- What you are asked to do -
Word for word, give the material below again, minus any images.

Data shown start

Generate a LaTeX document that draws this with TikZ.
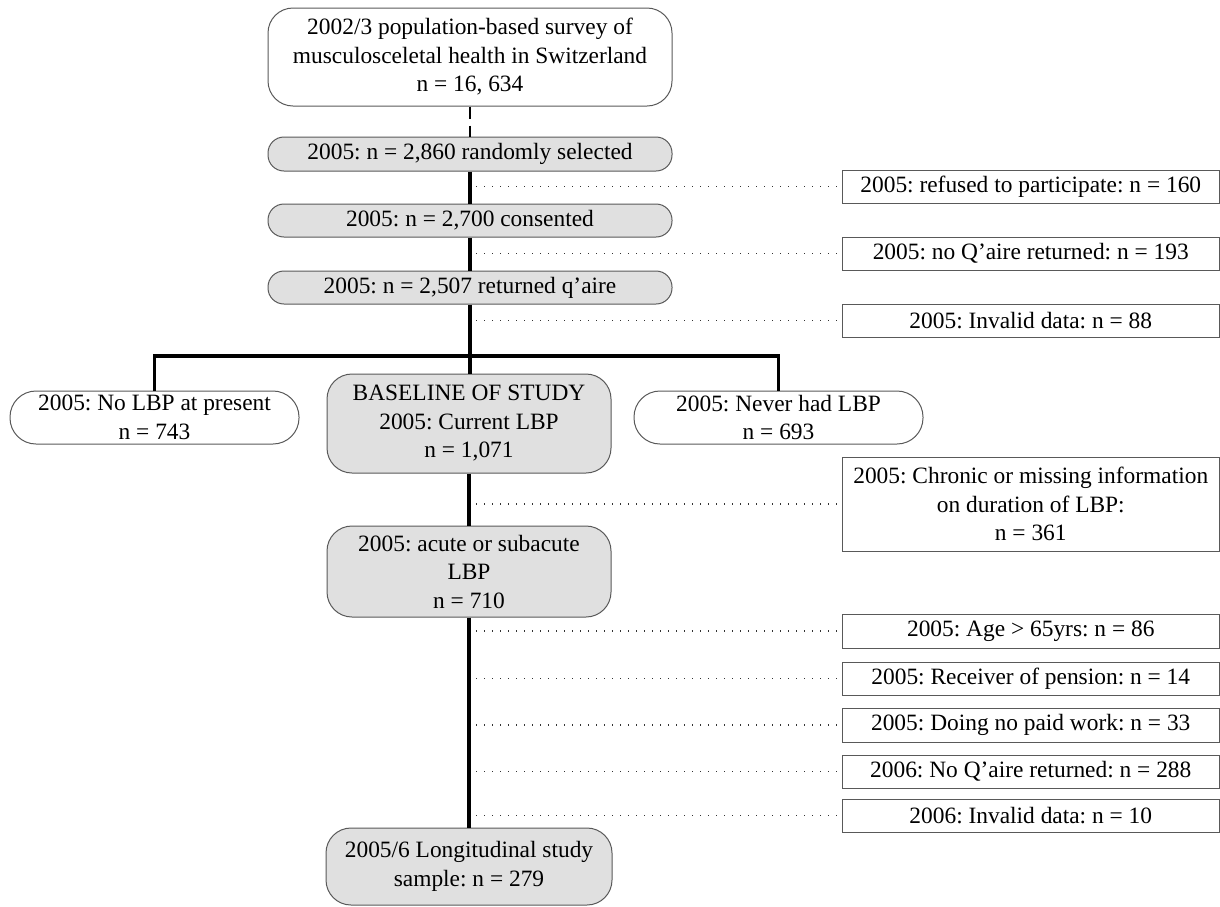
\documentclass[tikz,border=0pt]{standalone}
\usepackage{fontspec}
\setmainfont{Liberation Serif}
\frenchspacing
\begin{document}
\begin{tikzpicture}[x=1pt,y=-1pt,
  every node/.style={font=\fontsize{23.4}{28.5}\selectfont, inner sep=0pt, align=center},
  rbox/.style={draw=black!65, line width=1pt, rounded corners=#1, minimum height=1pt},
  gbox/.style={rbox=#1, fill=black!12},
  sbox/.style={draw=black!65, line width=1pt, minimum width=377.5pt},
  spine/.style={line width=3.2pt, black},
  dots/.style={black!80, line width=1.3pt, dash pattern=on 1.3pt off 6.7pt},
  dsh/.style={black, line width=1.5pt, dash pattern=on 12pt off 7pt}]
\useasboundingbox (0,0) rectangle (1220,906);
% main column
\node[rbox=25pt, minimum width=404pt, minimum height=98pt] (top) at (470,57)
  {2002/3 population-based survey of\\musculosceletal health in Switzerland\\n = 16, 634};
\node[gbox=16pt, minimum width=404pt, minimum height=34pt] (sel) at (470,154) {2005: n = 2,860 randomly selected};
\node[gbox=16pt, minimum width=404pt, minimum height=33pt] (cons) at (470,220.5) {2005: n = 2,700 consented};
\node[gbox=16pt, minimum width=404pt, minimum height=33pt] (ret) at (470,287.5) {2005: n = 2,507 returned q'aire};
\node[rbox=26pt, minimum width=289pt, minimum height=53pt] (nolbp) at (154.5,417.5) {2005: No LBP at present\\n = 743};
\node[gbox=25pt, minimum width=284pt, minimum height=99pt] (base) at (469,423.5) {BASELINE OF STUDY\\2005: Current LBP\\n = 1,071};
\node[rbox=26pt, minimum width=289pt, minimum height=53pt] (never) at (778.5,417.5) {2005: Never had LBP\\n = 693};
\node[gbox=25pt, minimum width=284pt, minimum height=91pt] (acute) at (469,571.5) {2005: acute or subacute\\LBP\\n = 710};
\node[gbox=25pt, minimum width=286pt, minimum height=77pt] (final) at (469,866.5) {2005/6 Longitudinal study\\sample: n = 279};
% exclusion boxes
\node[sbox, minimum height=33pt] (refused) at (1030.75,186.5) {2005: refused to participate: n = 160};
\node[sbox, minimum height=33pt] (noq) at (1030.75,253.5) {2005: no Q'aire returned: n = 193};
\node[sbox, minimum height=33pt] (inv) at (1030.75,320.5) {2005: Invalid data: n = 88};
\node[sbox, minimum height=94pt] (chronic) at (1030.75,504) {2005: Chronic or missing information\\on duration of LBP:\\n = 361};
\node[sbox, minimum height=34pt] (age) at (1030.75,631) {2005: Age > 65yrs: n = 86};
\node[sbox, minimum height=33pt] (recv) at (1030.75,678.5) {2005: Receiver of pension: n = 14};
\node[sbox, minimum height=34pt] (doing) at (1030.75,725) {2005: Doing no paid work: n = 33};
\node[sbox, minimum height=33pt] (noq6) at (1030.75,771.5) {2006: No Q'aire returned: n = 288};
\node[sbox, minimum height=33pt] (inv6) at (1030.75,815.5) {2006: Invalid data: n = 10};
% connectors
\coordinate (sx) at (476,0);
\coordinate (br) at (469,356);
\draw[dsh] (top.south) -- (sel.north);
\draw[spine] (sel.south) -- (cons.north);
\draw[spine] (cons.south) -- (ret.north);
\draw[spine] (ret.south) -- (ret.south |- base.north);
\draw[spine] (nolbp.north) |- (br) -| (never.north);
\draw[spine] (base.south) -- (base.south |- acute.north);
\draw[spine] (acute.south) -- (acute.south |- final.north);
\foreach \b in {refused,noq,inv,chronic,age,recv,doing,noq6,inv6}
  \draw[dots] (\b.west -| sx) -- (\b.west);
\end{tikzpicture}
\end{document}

Data shown end

- Result of the exercise -
Generate a LaTeX document that draws this with TikZ.
\documentclass[tikz,border=0pt]{standalone}
\usepackage{fontspec}
\setmainfont{Liberation Serif}
\frenchspacing
\begin{document}
\begin{tikzpicture}[x=1pt,y=-1pt,
  every node/.style={font=\fontsize{23.4}{28.5}\selectfont, inner sep=0pt, align=center},
  rbox/.style={draw=black!65, line width=1pt, rounded corners=#1, minimum height=1pt},
  gbox/.style={rbox=#1, fill=black!12},
  sbox/.style={draw=black!65, line width=1pt, minimum width=377.5pt},
  spine/.style={line width=3.2pt, black},
  dots/.style={black!80, line width=1.3pt, dash pattern=on 1.3pt off 6.7pt},
  dsh/.style={black, line width=1.5pt, dash pattern=on 12pt off 7pt}]
\useasboundingbox (0,0) rectangle (1220,906);
% main column
\node[rbox=25pt, minimum width=404pt, minimum height=98pt] (top) at (470,57)
  {2002/3 population-based survey of\\musculosceletal health in Switzerland\\n = 16, 634};
\node[gbox=16pt, minimum width=404pt, minimum height=34pt] (sel) at (470,154) {2005: n = 2,860 randomly selected};
\node[gbox=16pt, minimum width=404pt, minimum height=33pt] (cons) at (470,220.5) {2005: n = 2,700 consented};
\node[gbox=16pt, minimum width=404pt, minimum height=33pt] (ret) at (470,287.5) {2005: n = 2,507 returned q'aire};
\node[rbox=26pt, minimum width=289pt, minimum height=53pt] (nolbp) at (154.5,417.5) {2005: No LBP at present\\n = 743};
\node[gbox=25pt, minimum width=284pt, minimum height=99pt] (base) at (469,423.5) {BASELINE OF STUDY\\2005: Current LBP\\n = 1,071};
\node[rbox=26pt, minimum width=289pt, minimum height=53pt] (never) at (778.5,417.5) {2005: Never had LBP\\n = 693};
\node[gbox=25pt, minimum width=284pt, minimum height=91pt] (acute) at (469,571.5) {2005: acute or subacute\\LBP\\n = 710};
\node[gbox=25pt, minimum width=286pt, minimum height=77pt] (final) at (469,866.5) {2005/6 Longitudinal study\\sample: n = 279};
% exclusion boxes
\node[sbox, minimum height=33pt] (refused) at (1030.75,186.5) {2005: refused to participate: n = 160};
\node[sbox, minimum height=33pt] (noq) at (1030.75,253.5) {2005: no Q'aire returned: n = 193};
\node[sbox, minimum height=33pt] (inv) at (1030.75,320.5) {2005: Invalid data: n = 88};
\node[sbox, minimum height=94pt] (chronic) at (1030.75,504) {2005: Chronic or missing information\\on duration of LBP:\\n = 361};
\node[sbox, minimum height=34pt] (age) at (1030.75,631) {2005: Age > 65yrs: n = 86};
\node[sbox, minimum height=33pt] (recv) at (1030.75,678.5) {2005: Receiver of pension: n = 14};
\node[sbox, minimum height=34pt] (doing) at (1030.75,725) {2005: Doing no paid work: n = 33};
\node[sbox, minimum height=33pt] (noq6) at (1030.75,771.5) {2006: No Q'aire returned: n = 288};
\node[sbox, minimum height=33pt] (inv6) at (1030.75,815.5) {2006: Invalid data: n = 10};
% connectors
\coordinate (sx) at (476,0);
\coordinate (br) at (469,356);
\draw[dsh] (top.south) -- (sel.north);
\draw[spine] (sel.south) -- (cons.north);
\draw[spine] (cons.south) -- (ret.north);
\draw[spine] (ret.south) -- (ret.south |- base.north);
\draw[spine] (nolbp.north) |- (br) -| (never.north);
\draw[spine] (base.south) -- (base.south |- acute.north);
\draw[spine] (acute.south) -- (acute.south |- final.north);
\foreach \b in {refused,noq,inv,chronic,age,recv,doing,noq6,inv6}
  \draw[dots] (\b.west -| sx) -- (\b.west);
\end{tikzpicture}
\end{document}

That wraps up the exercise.